Monday 29 June 2015

Review for Manchester Evening News 29 June 2015




PENDERECKI/ROYAL NORTHERN COLLEGE OF MUSIC  Bridgewater Hall
THE visit of one of the world’s leading composers,

Krzysztof Penderecki, to conduct the UK premiere of his enormous seventh symphony in the Bridgewater Hall, was always going to be one of the major events on the Manchester classical calendar.

It was in the Royal Northern College of Music’s big end-of-term concert by its Symphony Orchestra, Chorus and Chamber Choir and involved about 250 performers on-stage and off-stage in the auditorium. But for the accident of a few days’ distance in time, it could have been one of the highlights of the Manchester International Festival, as the festival, too, highlights Manchester artistic firsts.

But the timing was nigh-perfect, as Penderecki had just been to the Vatican to collect a papal medal from the Pontifical Council for Culture, awarded for his sacred music. Performing his seventh symphony, titled The Seven Gates Of Jerusalem and written for the holy city’s third millennium in 1997, could hardly have been a better way to celebrate. And after the concert the RNCM awarded him its Fellowship – another honour to put in his bulging trophy cabinet.

The man himself cut an imposing figure on the rostrum: solidly built, bearded, dignified, and relaxedly magisterial as he controlled his vast forces of singers and orchestral players. The platform included two giant instruments called tubaphones – something I’ve never seen before looking like clusters of bass organ pipes laid on their sides and played by whacking big flat beaters on their ends to create a sort of chromatically tuned tom-tom sound.

The concert’s first item was Penderecki’s fanfare-like Entrata for 11 brass players and timpani, conducted by RNCM conducting junior fellow Piero Lombardi – as majestic an opening item as anyone could wish for, with the composer’s characteristic clarity and rhetorical gravitas.

Then RNCM piano star Dominic Degavino was soloist in Lutosławski’s piano concerto (for this was in fact the culmination of a week-long festival of today’s Polish music), with Macieij Tworek, from Poland, visiting conductor. Dominic Degavino showed himself a real communicator of the music, in the austere yet haunting melodies of the third movement in particular, and there was virtuosity all round in the complex and rhythmically layered sections of the work as much as its oases of calm and beauty.
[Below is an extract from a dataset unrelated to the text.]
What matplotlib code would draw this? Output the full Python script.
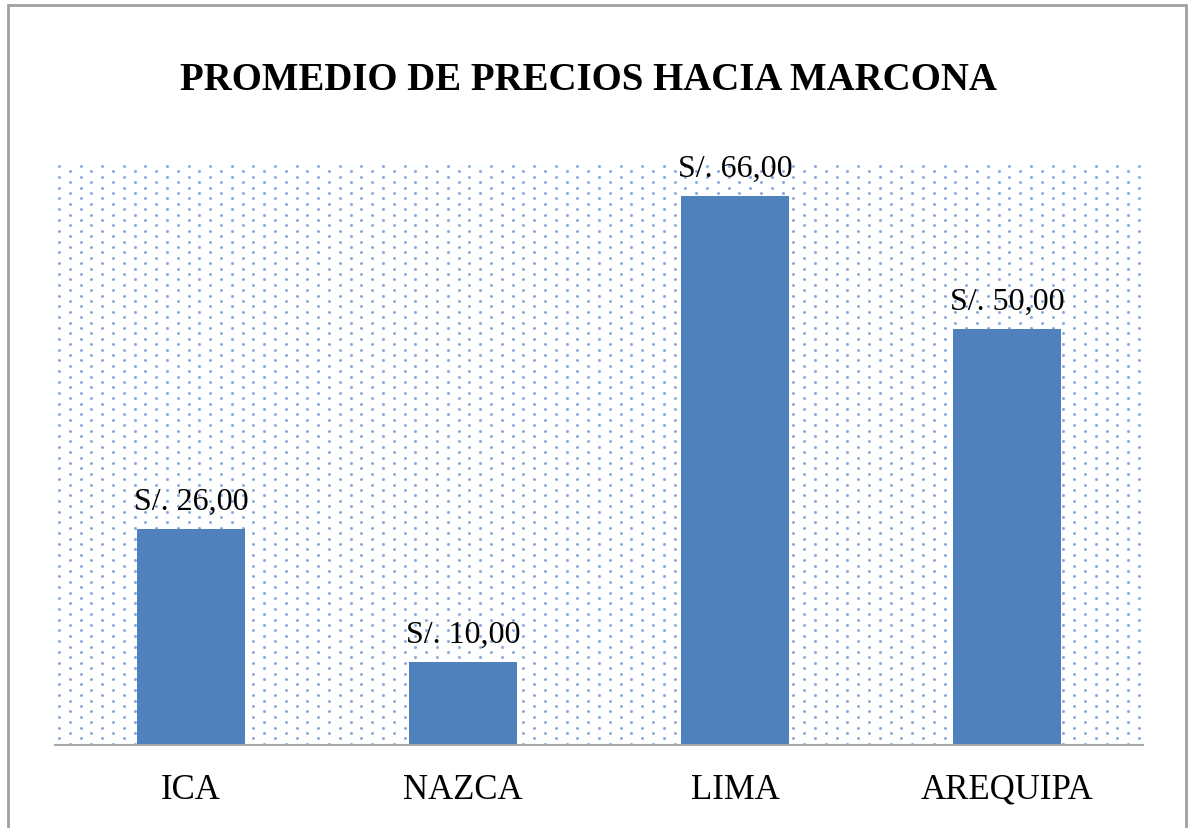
import numpy as np
import matplotlib
matplotlib.use("Agg")
import matplotlib.pyplot as plt
from matplotlib.patches import Rectangle

# data
categories = ["ICA", "NAZCA", "LIMA", "AREQUIPA"]
prices = [26, 10, 66, 50]
title = "PROMEDIO DE PRECIOS HACIA MARCONA"

bar_color = "#4F81BD"
serif = ["Liberation Serif", "DejaVu Serif"]

W, H = 1192, 829
fig = plt.figure(figsize=(W / 100, H / 100), dpi=100)
ax = fig.add_axes([55 / W, (H - 746) / H, (1143 - 55) / W, (746 - 164) / H])

# dotted background fill (staggered dot grid)
ax_w, ax_h = 1143 - 55, 746 - 164
dx, dy = 21.6, 5.4
xs_pts, ys_pts = [], []
for i, yy in enumerate(np.arange(3, ax_h, dy)):
    off = 4 if i % 2 == 0 else 4 + dx / 2
    for xx in np.arange(off, ax_w - 2, dx):
        xs_pts.append(xx / ax_w)
        ys_pts.append(1 - yy / ax_h)
ax.scatter(xs_pts, ys_pts, s=4.5, color="#86A8DA", linewidths=0,
           transform=ax.transAxes, zorder=0)

x = np.arange(len(categories))
ax.bar(x, prices, width=0.4, color=bar_color, zorder=2)

for xi, v in zip(x, prices):
    ax.text(xi, v + 1.6, "S/. " + f"{v:.2f}".replace(".", ","),
            ha="center", va="bottom", fontsize=23, family=serif, zorder=3)

ax.set_xlim(-0.5, len(categories) - 0.5)
ax.set_ylim(0, 70)
ax.set_yticks([])
ax.set_xticks(x)
ax.set_xticklabels(categories, fontsize=25, family=serif)
ax.tick_params(axis="x", length=0, pad=20)
for s in ["top", "left", "right"]:
    ax.spines[s].set_visible(False)
ax.spines["bottom"].set_color("#A6A6A6")
ax.spines["bottom"].set_linewidth(1.5)
ax.patch.set_alpha(0)

fig.text(588 / W, 1 - 80 / H, title, ha="center", va="center",
         fontsize=28, fontweight="bold", family=serif)

# chart border
fig.patches.append(Rectangle((8 / W, -0.01), (1186 - 8) / W, 1 - 6 / H + 0.01,
                             transform=fig.transFigure, fill=False,
                             edgecolor="#A0A0A0", linewidth=2))

fig.savefig("out.png", dpi=100)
The Seven Gates Of Jerusalem featured solo vocalists Hannah Dahlenburg, Emma-Claire Crook, Hollie-anne Bangham, Christopher Littlewood and Aidan Edwards, with Arthur Bruce in the speaking role of its sixth section, in addition to orchestra and three choirs on stage and further brass cohorts in the high places of the auditorium. It sets quotations from the book of Psalms (in Latin), plus Ezekiel’s vision of the valley whose dry bones come to life heard from the speaking narrator.

Penderecki repeats some of his texts with insistence, stressing concepts such as the proclamation of God’s glory, the opening of Jerusalem’s gates to the nations, the promised blessings of peace, and (very near the end) the sense of God’s presence: ‘Hic est Deus’. His music combines both the awesome and the numinous, and includes a long, lamenting setting of the De Profundis for unaccompanied choir.

The orchestral interludes were vividly realized, and there was a magnificent midpoint culmination of all the forces in Lauda, Jerusalem, Dominum: itself a foretaste of the climactic final bars and final massive chord. The young performers gave him all they had, and the result was an experience to remember for many a day.